## Given records
— BEGIN —

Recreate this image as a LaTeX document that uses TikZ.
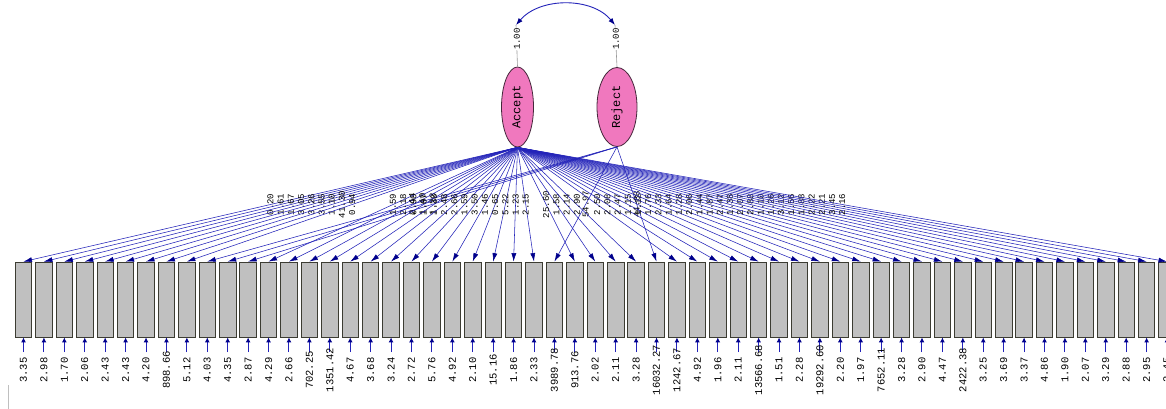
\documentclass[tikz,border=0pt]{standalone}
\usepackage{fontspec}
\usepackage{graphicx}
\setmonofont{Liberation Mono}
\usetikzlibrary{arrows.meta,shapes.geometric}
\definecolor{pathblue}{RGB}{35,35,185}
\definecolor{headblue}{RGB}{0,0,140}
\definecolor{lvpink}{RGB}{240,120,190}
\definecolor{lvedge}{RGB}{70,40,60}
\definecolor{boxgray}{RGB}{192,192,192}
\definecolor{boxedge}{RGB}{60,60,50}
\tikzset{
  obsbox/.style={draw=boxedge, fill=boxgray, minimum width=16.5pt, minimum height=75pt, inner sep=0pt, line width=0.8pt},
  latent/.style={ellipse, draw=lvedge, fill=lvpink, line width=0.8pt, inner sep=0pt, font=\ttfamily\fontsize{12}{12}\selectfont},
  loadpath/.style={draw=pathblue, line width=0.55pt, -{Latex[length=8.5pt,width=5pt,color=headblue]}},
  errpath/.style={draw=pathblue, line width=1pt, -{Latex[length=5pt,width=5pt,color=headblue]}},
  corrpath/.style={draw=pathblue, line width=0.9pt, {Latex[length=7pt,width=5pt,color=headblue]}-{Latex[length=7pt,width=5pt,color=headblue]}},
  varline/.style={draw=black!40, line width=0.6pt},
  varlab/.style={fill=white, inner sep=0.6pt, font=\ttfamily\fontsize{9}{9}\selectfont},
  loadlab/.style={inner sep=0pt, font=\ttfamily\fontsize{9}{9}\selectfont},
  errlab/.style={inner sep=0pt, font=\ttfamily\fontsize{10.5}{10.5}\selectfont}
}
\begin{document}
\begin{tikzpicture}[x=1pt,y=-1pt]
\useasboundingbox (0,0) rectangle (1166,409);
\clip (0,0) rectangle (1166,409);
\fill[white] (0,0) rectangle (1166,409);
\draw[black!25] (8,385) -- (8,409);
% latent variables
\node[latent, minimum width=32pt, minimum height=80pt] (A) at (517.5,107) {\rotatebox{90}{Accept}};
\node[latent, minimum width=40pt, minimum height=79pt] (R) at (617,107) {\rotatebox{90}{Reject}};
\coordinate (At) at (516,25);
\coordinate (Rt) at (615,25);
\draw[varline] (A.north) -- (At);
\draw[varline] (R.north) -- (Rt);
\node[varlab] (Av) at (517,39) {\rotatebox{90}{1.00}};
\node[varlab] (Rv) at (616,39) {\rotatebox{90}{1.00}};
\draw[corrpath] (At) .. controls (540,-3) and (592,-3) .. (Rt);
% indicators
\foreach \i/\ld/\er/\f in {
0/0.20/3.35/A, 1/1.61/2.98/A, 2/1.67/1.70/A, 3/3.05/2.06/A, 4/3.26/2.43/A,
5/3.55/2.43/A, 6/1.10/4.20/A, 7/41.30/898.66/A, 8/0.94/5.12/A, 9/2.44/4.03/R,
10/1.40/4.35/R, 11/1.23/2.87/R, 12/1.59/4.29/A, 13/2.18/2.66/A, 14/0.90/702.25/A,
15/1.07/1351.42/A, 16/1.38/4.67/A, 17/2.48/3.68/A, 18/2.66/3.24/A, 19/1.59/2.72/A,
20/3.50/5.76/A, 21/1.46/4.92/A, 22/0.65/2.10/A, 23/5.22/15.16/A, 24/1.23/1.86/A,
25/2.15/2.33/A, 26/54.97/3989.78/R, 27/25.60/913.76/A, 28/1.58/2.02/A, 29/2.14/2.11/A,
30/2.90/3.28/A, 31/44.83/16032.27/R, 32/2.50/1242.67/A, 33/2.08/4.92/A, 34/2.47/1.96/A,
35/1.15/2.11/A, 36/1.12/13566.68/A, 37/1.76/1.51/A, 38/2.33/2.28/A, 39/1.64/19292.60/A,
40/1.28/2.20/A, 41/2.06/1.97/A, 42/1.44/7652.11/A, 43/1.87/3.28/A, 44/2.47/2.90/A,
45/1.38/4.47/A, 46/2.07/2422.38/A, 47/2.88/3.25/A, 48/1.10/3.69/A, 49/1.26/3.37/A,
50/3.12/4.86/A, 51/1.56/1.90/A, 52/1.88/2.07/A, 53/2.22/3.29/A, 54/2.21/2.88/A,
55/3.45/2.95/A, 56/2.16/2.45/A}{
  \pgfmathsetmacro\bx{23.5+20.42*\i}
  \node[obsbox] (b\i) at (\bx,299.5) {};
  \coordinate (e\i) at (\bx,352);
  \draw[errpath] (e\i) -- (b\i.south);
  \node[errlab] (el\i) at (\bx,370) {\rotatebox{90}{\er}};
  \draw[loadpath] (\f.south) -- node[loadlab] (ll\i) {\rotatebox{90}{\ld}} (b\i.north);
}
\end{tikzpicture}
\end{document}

— END —
— BEGIN —

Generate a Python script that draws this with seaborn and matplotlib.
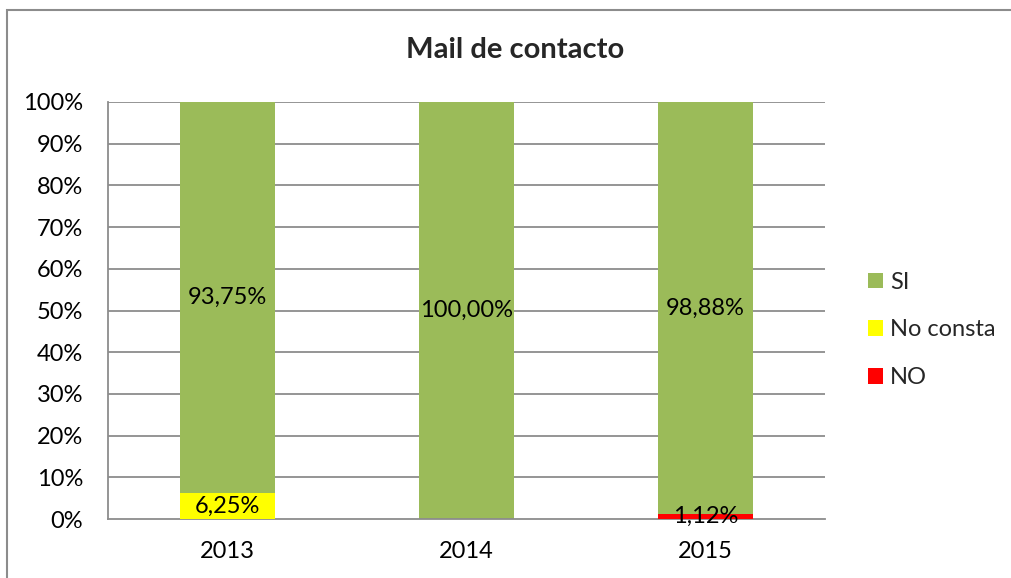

— END —

## Given instruction
Sift through the entries and copy every line with "that".

## The reply
Recreate this image as a LaTeX document that uses TikZ.
Generate a Python script that draws this with seaborn and matplotlib.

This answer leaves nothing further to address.